• **Given instruction**: Give back exactly the lines from the beginning of the listing below to the line holding "midAngles.push((acc + v", both ends included; the pictures stay out.

• **Data section**:
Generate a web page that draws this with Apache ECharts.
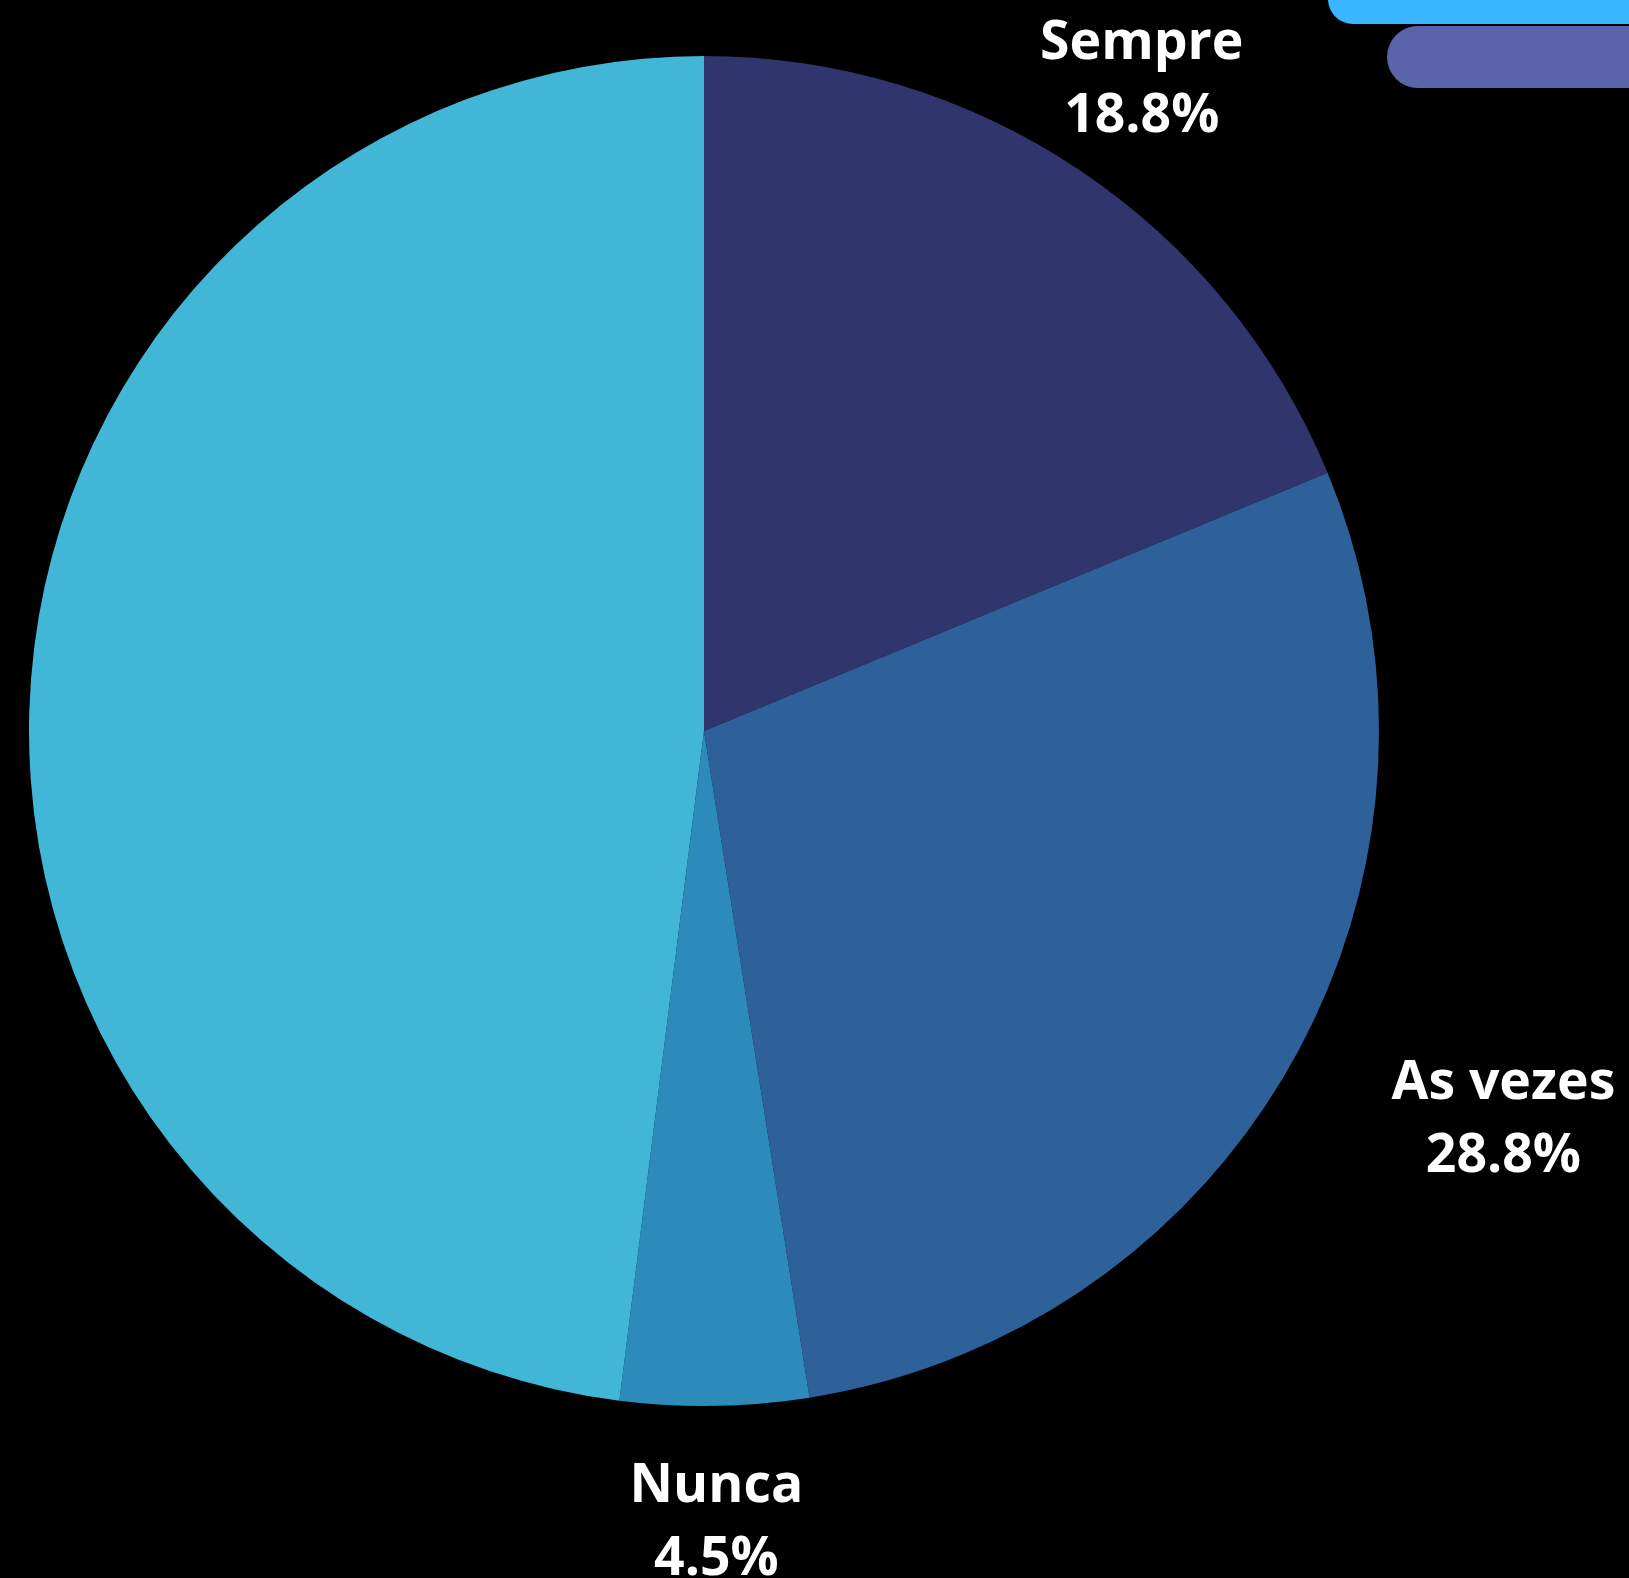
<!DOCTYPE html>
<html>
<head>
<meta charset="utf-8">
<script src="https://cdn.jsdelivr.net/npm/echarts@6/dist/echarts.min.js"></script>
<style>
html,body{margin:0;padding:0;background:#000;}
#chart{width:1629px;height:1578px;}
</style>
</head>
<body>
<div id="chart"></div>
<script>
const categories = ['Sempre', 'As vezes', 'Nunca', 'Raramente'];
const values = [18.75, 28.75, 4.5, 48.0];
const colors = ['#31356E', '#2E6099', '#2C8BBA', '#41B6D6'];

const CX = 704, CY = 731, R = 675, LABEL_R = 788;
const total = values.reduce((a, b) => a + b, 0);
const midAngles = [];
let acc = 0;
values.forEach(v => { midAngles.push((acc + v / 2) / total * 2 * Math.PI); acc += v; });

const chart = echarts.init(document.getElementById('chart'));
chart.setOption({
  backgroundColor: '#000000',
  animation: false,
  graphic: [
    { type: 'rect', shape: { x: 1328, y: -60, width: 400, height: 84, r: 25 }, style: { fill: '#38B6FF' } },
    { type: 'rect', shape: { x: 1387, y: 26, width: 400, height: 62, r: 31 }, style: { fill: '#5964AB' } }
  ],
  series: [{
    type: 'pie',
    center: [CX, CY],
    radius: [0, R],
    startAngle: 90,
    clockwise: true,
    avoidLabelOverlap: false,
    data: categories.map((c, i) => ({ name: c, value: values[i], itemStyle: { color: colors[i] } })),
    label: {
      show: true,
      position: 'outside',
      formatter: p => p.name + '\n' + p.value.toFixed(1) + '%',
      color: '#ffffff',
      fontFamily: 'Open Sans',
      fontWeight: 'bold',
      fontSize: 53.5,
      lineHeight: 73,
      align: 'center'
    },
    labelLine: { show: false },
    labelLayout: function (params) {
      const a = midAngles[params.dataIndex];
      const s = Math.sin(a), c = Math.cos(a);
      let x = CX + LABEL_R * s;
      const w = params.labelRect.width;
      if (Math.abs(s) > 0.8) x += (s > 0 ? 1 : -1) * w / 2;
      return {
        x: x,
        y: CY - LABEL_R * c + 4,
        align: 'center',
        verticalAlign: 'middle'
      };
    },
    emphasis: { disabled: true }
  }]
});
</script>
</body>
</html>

• **Solution to this exercise**:
Generate a web page that draws this with Apache ECharts.
<!DOCTYPE html>
<html>
<head>
<meta charset="utf-8">
<script src="https://cdn.jsdelivr.net/npm/echarts@6/dist/echarts.min.js"></script>
<style>
html,body{margin:0;padding:0;background:#000;}
#chart{width:1629px;height:1578px;}
</style>
</head>
<body>
<div id="chart"></div>
<script>
const categories = ['Sempre', 'As vezes', 'Nunca', 'Raramente'];
const values = [18.75, 28.75, 4.5, 48.0];
const colors = ['#31356E', '#2E6099', '#2C8BBA', '#41B6D6'];

const CX = 704, CY = 731, R = 675, LABEL_R = 788;
const total = values.reduce((a, b) => a + b, 0);
const midAngles = [];
let acc = 0;
values.forEach(v => { midAngles.push((acc + v / 2) / total * 2 * Math.PI); acc += v; });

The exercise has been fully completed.